[START Collected material]

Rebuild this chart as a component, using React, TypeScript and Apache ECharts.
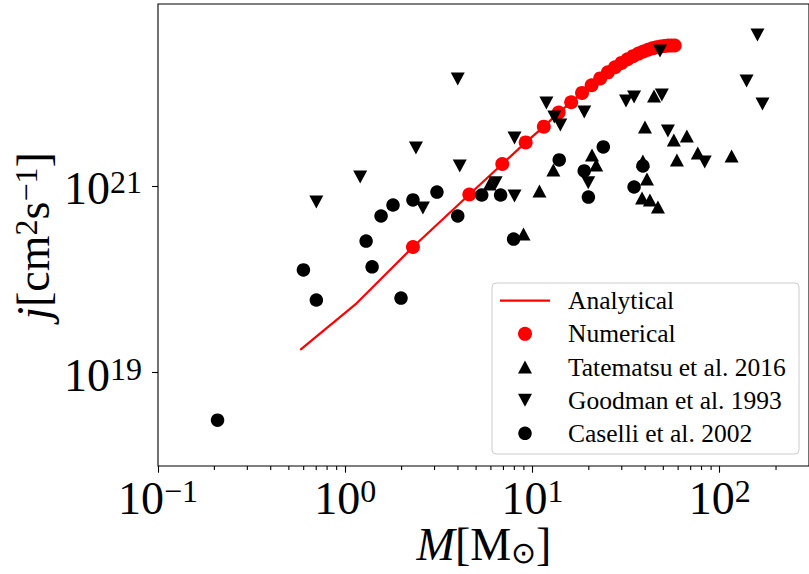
import React, { useEffect, useRef } from 'react';
import * as echarts from 'echarts';

// ---------- data ----------
const analyticalM = [0.575, 1.15, 2.3, 4.6, 6.9, 9.2, 11.5, 13.8, 16.1, 18.4, 20.7, 23.0, 25.3, 27.6, 29.9, 32.2, 34.5, 36.8, 39.1, 41.4, 43.7, 46.0, 48.3, 50.6, 52.9, 55.2, 57.5];
const analyticalJ = [1.75e19, 5.53e19, 2.22e20, 8.1e20, 1.72e21, 2.93e21, 4.32e21, 6.11e21, 7.89e21, 9.93e21, 1.2e22, 1.42e22, 1.65e22, 1.87e22, 2.08e22, 2.28e22, 2.46e22, 2.62e22, 2.76e22, 2.88e22, 2.98e22, 3.06e22, 3.12e22, 3.16e22, 3.19e22, 3.2e22, 3.2e22];

const numericalM = [2.3, 4.6, 6.9, 9.2, 11.5, 13.8, 16.1, 18.4, 20.7, 23.0, 25.3, 27.6, 29.9, 32.2, 34.5, 36.8, 39.1, 41.4, 43.7, 46.0, 48.3, 50.6, 52.9, 55.2, 57.5];
const numericalJ = [2.22e20, 8.1e20, 1.72e21, 2.93e21, 4.32e21, 6.11e21, 7.89e21, 9.93e21, 1.2e22, 1.42e22, 1.65e22, 1.87e22, 2.08e22, 2.28e22, 2.46e22, 2.62e22, 2.76e22, 2.88e22, 2.98e22, 3.06e22, 3.12e22, 3.16e22, 3.19e22, 3.2e22, 3.2e22];

const tatematsuM = [5.91, 8.96, 10.9, 12.93, 20.8, 21.9, 39.9, 38.9, 40.9, 38.5, 42.4, 46.8, 44.6, 56.9, 66.8, 59.1, 76.4, 115.8];
const tatematsuJ = [1.05e21, 3.06e20, 8.84e20, 1.48e21, 2.15e21, 1.68e21, 4.29e21, 1.85e21, 1.19e21, 7.43e20, 7.08e20, 5.96e20, 9.21e21, 3.11e21, 3.43e21, 1.9e21, 2.26e21, 2.1e21];

const goodmanM = [0.701, 1.202, 2.386, 2.6, 3.99, 4.09, 6.36, 8.02, 8.02, 11.87, 13.09, 14.09, 18.91, 19.86, 31.6, 34.9, 49.1, 48.0, 52.9, 83.2, 139.2, 159.2, 169.3];
const goodmanJ = [6.74e20, 1.25e21, 2.55e21, 5.81e20, 1.4e22, 1.64e21, 1.08e21, 7.81e20, 3.27e21, 7.74e21, 5.48e21, 4.5e21, 6.21e21, 1.08e21, 8.14e21, 8.98e21, 9.44e21, 2.79e22, 3.88e21, 1.81e21, 1.33e22, 4.15e22, 7.55e21];

const caselliM = [0.208, 0.598, 0.701, 1.293, 1.392, 1.986, 1.554, 1.8, 2.3, 3.09, 3.99, 5.36, 6.76, 7.93, 13.9, 18.9, 19.9, 23.9, 38.9, 34.9];
const caselliJ = [3.1e18, 1.26e20, 6.0e19, 2.57e20, 1.36e20, 6.3e19, 4.77e20, 6.25e20, 7.08e20, 8.6e20, 4.77e20, 8.0e20, 8.0e20, 2.7e20, 1.9e21, 1.45e21, 7.6e20, 2.62e21, 1.64e21, 9.75e20];

const xMajorTicks = [0.1, 1, 10, 100];
const xMinorTicks = [0.2, 0.3, 0.4, 0.5, 0.6, 0.7, 0.8, 0.9, 2, 3, 4, 5, 6, 7, 8, 9, 20, 30, 40, 50, 60, 70, 80, 90, 200];
const yMajorTicks = [1e19, 1e21];

const X_MIN = 0.1;
const X_MAX = 300;
const Y_MIN = 1e18;
const Y_MAX = 8.9e22;

const seriesNames = ['Analytical', 'Numerical', 'Tatematsu et al. 2016', 'Goodman et al. 1993', 'Caselli et al. 2002'];

const FONT = 'Liberation Serif';
const RED = '#ff0000';

const zip = (a: number[], b: number[]) => a.map((v, i) => [v, b[i]]);

const powLabel = (v: number) => {
  const e = Math.round(Math.log10(v));
  return `{b|10}{s|${e < 0 ? '\u2212' + -e : e}}`;
};

const tickRich = {
  b: { fontFamily: FONT, fontSize: 46, lineHeight: 46, color: '#000' },
  s: { fontFamily: FONT, fontSize: 32, lineHeight: 32, verticalAlign: 'top', color: '#000' },
};

// legend layout (box at 492,283; rows 33.15 px apart)
const LEG_X = 492;
const LEG_Y = 283;
const ROW0 = 17.7;
const ROW_GAP = 33.15;
const ICON_CX = 33;
const TEXT_X = 76;

function legendGraphic() {
  const rowY = (i: number) => ROW0 + i * ROW_GAP;
  const icons: any[] = [
    { type: 'line', shape: { x1: 8, y1: rowY(0), x2: 58, y2: rowY(0) }, style: { stroke: RED, lineWidth: 2.2 } },
    { type: 'circle', shape: { cx: ICON_CX, cy: rowY(1), r: 7 }, style: { fill: RED } },
    {
      type: 'polygon',
      shape: { points: [[ICON_CX - 7, rowY(2) + 6.5], [ICON_CX, rowY(2) - 6.5], [ICON_CX + 7, rowY(2) + 6.5]] },
      style: { fill: '#000' },
    },
    {
      type: 'polygon',
      shape: { points: [[ICON_CX - 7, rowY(3) - 6.5], [ICON_CX + 7, rowY(3) - 6.5], [ICON_CX, rowY(3) + 6.5]] },
      style: { fill: '#000' },
    },
    { type: 'circle', shape: { cx: ICON_CX, cy: rowY(4), r: 6.75 }, style: { fill: '#000' } },
  ];
  const texts = seriesNames.map((name, i) => ({
    type: 'text',
    x: TEXT_X,
    y: rowY(i),
    style: {
      text: `{t|${name}}`,
      fontFamily: FONT,
      fontSize: 25,
      fill: '#000',
      align: 'left',
      verticalAlign: 'middle',
      rich: {
        t: { fontFamily: FONT, fontSize: 25.5, lineHeight: 30, fill: '#000' },
      },
    },
  }));
  return {
    type: 'group',
    x: LEG_X,
    y: LEG_Y,
    z: 100,
    silent: true,
    children: [
      {
        type: 'rect',
        shape: { x: 0, y: 0, width: 307, height: 171, r: 4 },
        style: { fill: 'rgba(255,255,255,0.8)', stroke: '#cccccc', lineWidth: 1 },
      },
      ...icons,
      ...texts,
    ],
  };
}

export default function App() {
  const ref = useRef<HTMLDivElement>(null);

  useEffect(() => {
    if (!ref.current) return;
    const chart = echarts.init(ref.current, null, { renderer: 'svg' });

    const option: any = {
      animation: false,
      backgroundColor: '#ffffff',
      textStyle: { fontFamily: FONT },
      grid: {
        left: 158,
        top: 4,
        right: -3,
        bottom: 108,
        show: true,
        borderColor: '#000',
        borderWidth: 1.1,
        backgroundColor: 'transparent',
      },
      xAxis: {
        type: 'log',
        logBase: 10,
        min: X_MIN,
        max: X_MAX,
        axisLine: { show: false },
        splitLine: { show: false },
        minorTick: { show: false },
        axisTick: {
          show: true,
          customValues: xMajorTicks,
          length: 6.7,
          lineStyle: { color: '#000', width: 1.1 },
        },
        axisLabel: {
          customValues: xMajorTicks,
          formatter: powLabel,
          margin: 9,
          rich: tickRich,
        },
      },
      yAxis: {
        type: 'log',
        logBase: 10,
        min: Y_MIN,
        max: Y_MAX,
        axisLine: { show: false },
        splitLine: { show: false },
        minorTick: { show: false },
        axisTick: {
          show: true,
          customValues: yMajorTicks,
          length: 6,
          lineStyle: { color: '#000', width: 1.1 },
        },
        axisLabel: {
          customValues: yMajorTicks,
          formatter: powLabel,
          margin: 16,
          padding: [6, 0, 0, 0],
          rich: tickRich,
        },
      },
      graphic: [
        {
          type: 'text',
          x: 484,
          y: 544.5,
          silent: true,
          style: {
            text: '{i|M}{r|[M}{sub|\u2299}{r|]}',
            align: 'center',
            verticalAlign: 'middle',
            fontFamily: FONT,
            fontSize: 46,
            fill: '#000',
            rich: {
              i: { fontFamily: FONT, fontSize: 46, fontStyle: 'italic', lineHeight: 46, fill: '#000' },
              r: { fontFamily: FONT, fontSize: 46, lineHeight: 46, fill: '#000' },
              sub: { fontFamily: FONT, fontSize: 30, lineHeight: 16, verticalAlign: 'bottom', fill: '#000' },
            },
          },
        },
        {
          type: 'text',
          x: 33,
          y: 236,
          rotation: Math.PI / 2,
          silent: true,
          style: {
            text: '{i|j}{r|[cm}{sup|2}{r|s}{sup|\u22121}{r|]}',
            align: 'center',
            verticalAlign: 'middle',
            fontFamily: FONT,
            fontSize: 46,
            fill: '#000',
            rich: {
              i: { fontFamily: FONT, fontSize: 46, fontStyle: 'italic', lineHeight: 46, fill: '#000' },
              r: { fontFamily: FONT, fontSize: 46, lineHeight: 46, fill: '#000' },
              sup: { fontFamily: FONT, fontSize: 32, lineHeight: 30, verticalAlign: 'top', fill: '#000' },
            },
          },
        },
        legendGraphic(),
      ],
      series: [
        {
          name: seriesNames[0],
          type: 'line',
          data: zip(analyticalM, analyticalJ),
          symbol: 'none',
          silent: true,
          lineStyle: { color: RED, width: 2.2 },
          itemStyle: { color: RED },
          z: 2,
        },
        {
          name: seriesNames[1],
          type: 'scatter',
          data: zip(numericalM, numericalJ),
          symbol: 'circle',
          symbolSize: 14,
          silent: true,
          itemStyle: { color: RED, opacity: 1 },
          z: 3,
        },
        {
          name: seriesNames[2],
          type: 'scatter',
          data: zip(tatematsuM, tatematsuJ),
          symbol: 'triangle',
          symbolSize: [14, 13],
          silent: true,
          itemStyle: { color: '#000', opacity: 1 },
          z: 4,
        },
        {
          name: seriesNames[3],
          type: 'scatter',
          data: zip(goodmanM, goodmanJ),
          symbol: 'triangle',
          symbolRotate: 180,
          symbolSize: [14, 13],
          silent: true,
          itemStyle: { color: '#000', opacity: 1 },
          z: 5,
        },
        {
          name: seriesNames[4],
          type: 'scatter',
          data: zip(caselliM, caselliJ),
          symbol: 'circle',
          symbolSize: 13.5,
          silent: true,
          itemStyle: { color: '#000', opacity: 1 },
          z: 6,
        },
        {
          name: 'minorTicks',
          type: 'custom',
          silent: true,
          clip: false,
          data: xMinorTicks.map((v) => [v, Y_MIN]),
          renderItem: (_params: any, api: any) => {
            const p = api.coord([api.value(0), api.value(1)]);
            return {
              type: 'line',
              shape: { x1: p[0], y1: p[1], x2: p[0], y2: p[1] + 4 },
              style: { stroke: '#000', lineWidth: 1.1 },
            };
          },
          z: 7,
        },
      ],
    };

    chart.setOption(option);
    return () => chart.dispose();
  }, []);

  return (
    <div
      ref={ref}
      style={{ position: 'fixed', left: 0, top: 0, width: 809, height: 574, background: '#fff' }}
    />
  );
}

[END Collected material]

▶ **Problem requirements**:
Write out exactly the lines between the start of the data and the line with "import * as echarts from 'echarts';", including both, but none of the pictures.

▶ **Answer below**:
Rebuild this chart as a component, using React, TypeScript and Apache ECharts.
import React, { useEffect, useRef } from 'react';
import * as echarts from 'echarts';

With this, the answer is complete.